I had my first gore dream when I was around...11/12? Sixth Grade is a better jumping off point. I was sleeping on my dad's couch for the weekend, which I think really added to the jarring effect of it all. I was running around the empty halls of my middle school, with the only other occupants being the three wild wolves chasing me down the tile. I was almost cornered, before I lept off into a gaping chasm at one of the classroom doors. I fell down- not far, but far enough for it to be a sizeable pit. I landed in the cushion of an almost skin-like hammock. Red, frayed, thin flesh hung off of various hooks in a canopy fashion. I'd escaped the wolves, at the cost of being stuck up there. The rest of the pit was filled to the brim with more chunks and wads of flesh, blood smeared and dripping all about.

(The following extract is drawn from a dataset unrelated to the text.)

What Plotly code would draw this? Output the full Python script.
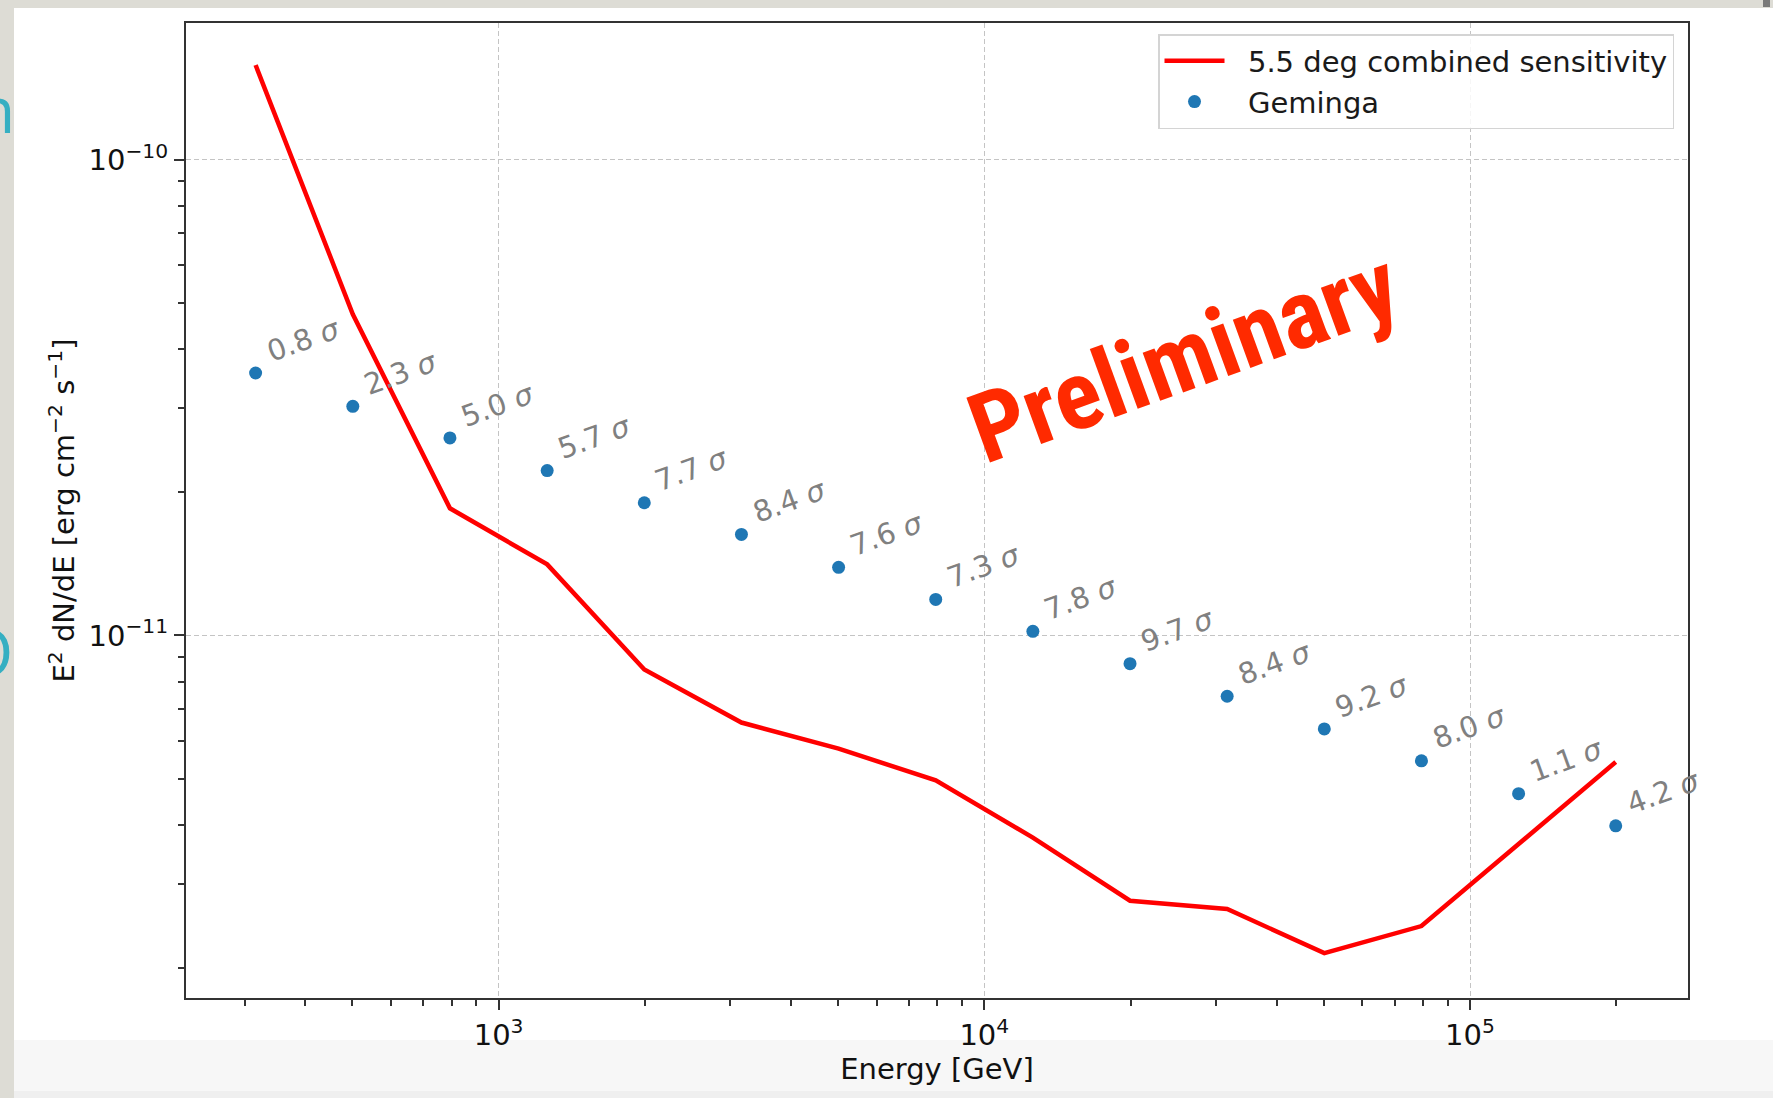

I don't recall any other prominent gore dreams up until the age of 17, when I had been newly prescribed some prozac.

12/23/2025

Consistently, within the past few years, I've had vivid dreams wherein I'm dying. It's vivid as most things are. The initial burst of fear and adrenaline. The impact, the fight, the overwhelming peace and euphira as everything goes black and finally, finally. Fades away. Last night, I was caught on a stairwell during an extreme earthquake. I couldn't move my body at all, the force of the quakes pretty much paralyzed me. Two other people were close enough to collapse in a small pile with me shortly after it all started. The heavy concrete and tile roof came crumbling down onto us. I couldn't lift my arms to protect my head in time. I could feel the rubble and chunks hitting me. I felt myself dying in slow motion, and for the first time since these dreams started, I fought for life. I didn't succumb easily. The dark end wasn't as appealing anymore. It scares me more than the euphoric acceptance. I don't really like it.

12/28/2025

I used to have a reocurring dream about cloudly fishtanks. Sometimes it was bowls, whole aquariums, or all three. Sometimes a few large tanks at home, bowls stuffed into the cabinets beneath, or a fishery shop with labyrinthine interiors. Maybe the winding back halls of an aquarium. Sometimes a lonely bowl in a forgotten spare room or closet. Either way, what's inside is never nice. I can never see inside them, as they're always overgrown with plants, algae, scum and dirt and debris. I seem to struggle on finding out what's inside every time. Dream me always has this deep sense of dread, and that whatever's grown in the water since being forgotten isn't natural to what anyone knows.

Maybe one day I'll have that dream again, and I'll finally peek inside. I haven't had one for some noticable time now.